I need explanation in this Sudoku python code

Question

I tried this Sudoku solver written in Python https://freepythontips.wordpress.com/2013/09/01/sudoku-solver-in-python/ The code works fine. This is the full code:

import sys

def same_row(i,j): return (i/9 == j/9)
def same_col(i,j): return (i-j) % 9 == 0
def same_block(i,j): return (i/27 == j/27 and i%9/3 == j%9/3)

def r(a):
  i = a.find('0')
  if i == -1:
    sys.exit(a)

  excluded_numbers = set()
  for j in range(81):
    if same_row(i,j) or same_col(i,j) or same_block(i,j):
        excluded_numbers.add(a[j])

  for m in '123456789':
    if m not in excluded_numbers:
        r(a[:i]+m+a[i+1:])

r('100070030830600000002900608600004907090000050307500004203009100000002043040080009')

I dont understand this loop:

for m in '123456789':
        if m not in excluded_numbers:
            r(a[:i]+m+a[i+1:])

Please someone explain the algorithm of this code. Thanks

Edit: I was asking about logic of that loop and now I understand the logic and I checked Peter Novig's Sudoku solver.

Answer 1

At the beginning of the code, you set i to the index of the first field that is still not yet filled. Next, you make excluded_numbers the set of all the numbers that are not allowed on this position, since they are already present in the same row, column or block as i.

In the for you loop you ask about, you loop over all the possible numbers, guessing that position i has the number m. You first check if m is not one of the forbidden numbers, and if not, recursively call the function r again with the empty spot replaced by the guess m. This is done by concatenating all the fields up to position i (a[:i]), the guess m, and all the fields after position i (a[i+1:]). Getting the parts before and after the position i is done by slicing into the long string that represents the whole board.

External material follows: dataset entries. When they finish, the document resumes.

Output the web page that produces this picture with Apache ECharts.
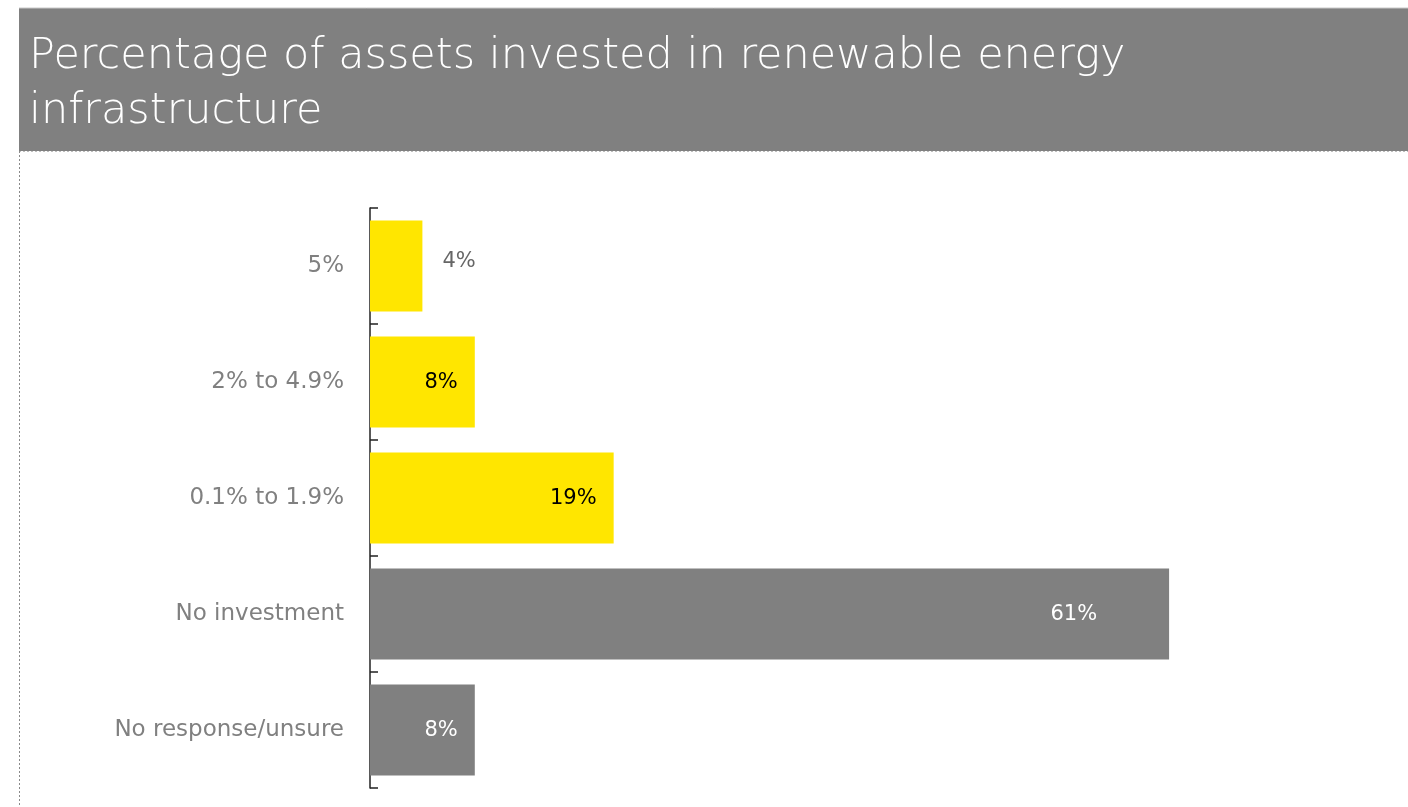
<!DOCTYPE html>
<html>
<head>
<meta charset="utf-8">
<script src="https://cdn.jsdelivr.net/npm/echarts@6/dist/echarts.min.js"></script>
<style>
html,body{margin:0;padding:0;background:#fff;}
#chart{width:1408px;height:807px;}
</style>
</head>
<body>
<div id="chart"></div>
<script>
const titleText = "Percentage of assets invested in renewable energy\ninfrastructure";
const categories = ["5%", "2% to 4.9%", "0.1% to 1.9%", "No investment", "No response/unsure"];
const values = [4, 8, 18.6, 61, 8];
const barColors = ["#ffe600", "#ffe600", "#ffe600", "#808080", "#808080"];
const labelColors = ["#666666", "#000000", "#000000", "#ffffff", "#ffffff"];
const labelPositions = ["right", "insideRight", "insideRight", "insideRight", "insideRight"];
const labelDistances = [20, 17, 17, 72, 17];
const labelOffsets = [[0, -4], [0, 1], [0, 1], [0, 1], [0, 1]];

const chart = echarts.init(document.getElementById('chart'));
const data = values.map((v, i) => ({
  value: v,
  itemStyle: { color: barColors[i] },
  label: { color: labelColors[i], position: labelPositions[i], distance: labelDistances[i], offset: labelOffsets[i] }
}));

chart.setOption({
  animation: false,
  backgroundColor: '#ffffff',
  graphic: [
    { type: 'rect', shape: { x: 19, y: 8, width: 1389, height: 143 }, style: { fill: '#808080' }, z: 0 },
    { type: 'line', shape: { x1: 19, y1: 8, x2: 1408, y2: 8 }, style: { stroke: '#c8c8c8', lineWidth: 1 }, z: 1 },
    { type: 'line', shape: { x1: 19, y1: 151.5, x2: 1408, y2: 151.5 }, style: { stroke: '#bdbdbd', lineWidth: 1, lineDash: [2, 2] }, z: 1 },
    { type: 'line', shape: { x1: 19.5, y1: 151, x2: 19.5, y2: 807 }, style: { stroke: '#8a8a8a', lineWidth: 1, lineDash: [2, 2] }, z: 1 }
  ],
  title: {
    text: titleText,
    left: 24,
    top: 24,
    textStyle: {
      color: '#ffffff',
      fontFamily: 'DejaVu Sans',
      fontWeight: 200,
      fontSize: 43,
      lineHeight: 55
    },
    z: 5
  },
  grid: { left: 370, top: 208, width: 917, height: 580, containLabel: false },
  xAxis: { type: 'value', min: 0, max: 70, show: false },
  yAxis: {
    type: 'category',
    data: categories,
    inverse: true,
    axisLine: { show: true, lineStyle: { color: '#222222', width: 1.5 } },
    axisTick: { show: true, length: 8, inside: true, lineStyle: { color: '#222222', width: 1.5 } },
    axisLabel: { color: '#808080', fontSize: 23, fontFamily: 'DejaVu Sans', margin: 26 },
    splitLine: { show: false }
  },
  series: [{
    type: 'bar',
    data: data,
    barCategoryGap: '21.5%',
    z: 1,
    label: {
      show: true,
      fontSize: 21,
      fontFamily: 'DejaVu Sans',
      formatter: p => Math.round(p.value) + '%'
    }
  }]
});
</script>
</body>
</html>
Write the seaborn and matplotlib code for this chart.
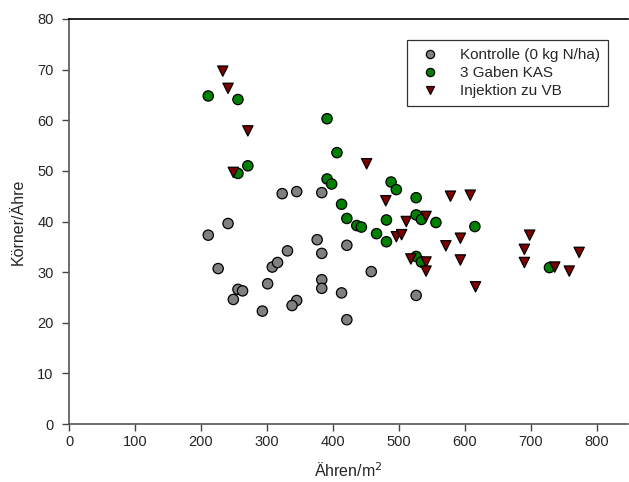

The function r() as a whole works by finding the first unfilled position, fill it with a valid number and then recursively calling itself again. If at some point, there are no more numbers to fill at a certain position (since you made the wrong guess), the function simply exits. When the function finally finds a complete solution (no 0 left), it prints the solution and exits. Note that this is not a very efficient way of solving a Sudoku. A much better algorithm is explained by Peter Norvig, who is head of Google research.

Answer 2

def r(a):
  i = a.find('0')  #  find the next "missing" item
  if i == -1:  # if there is none, we have a winner - print it on exit
    sys.exit(a)

  excluded_numbers = set()  #  build a set of excluded numbers, the range is [0,9] (though '0' is not meaningful)
  for j in range(81):  #  we have 9 mini 3X3 boards which combined to one sudoku board
    if same_row(i,j) or same_col(i,j) or same_block(i,j):  #  if i and j are on the same row/column/block - we'll exclude the item on a[j] because i cannot contain the same number - according to sudoku rules
        excluded_numbers.add(a[j])

for m in '123456789':  #  for each one of the candidates m in [1,2,3,...9] (though it's being read as a string)
    if m not in excluded_numbers:  #  if m was not excluded in the previous step 
        r(a[:i]+m+a[i+1:])  #  replace the i-th item with m and continue (recursively)

on the last line we have a recursive call that tries to "guess" the solution using each one of the ms that were not excluded. Assuming that the board has at least one solution - at least one of the calls should reach the condition if i == -1 and the first recursive branch that will get there will print itself and exit (ignoring other possible solutions that "come later" as one of the leafs on the tree of all the other possibilities).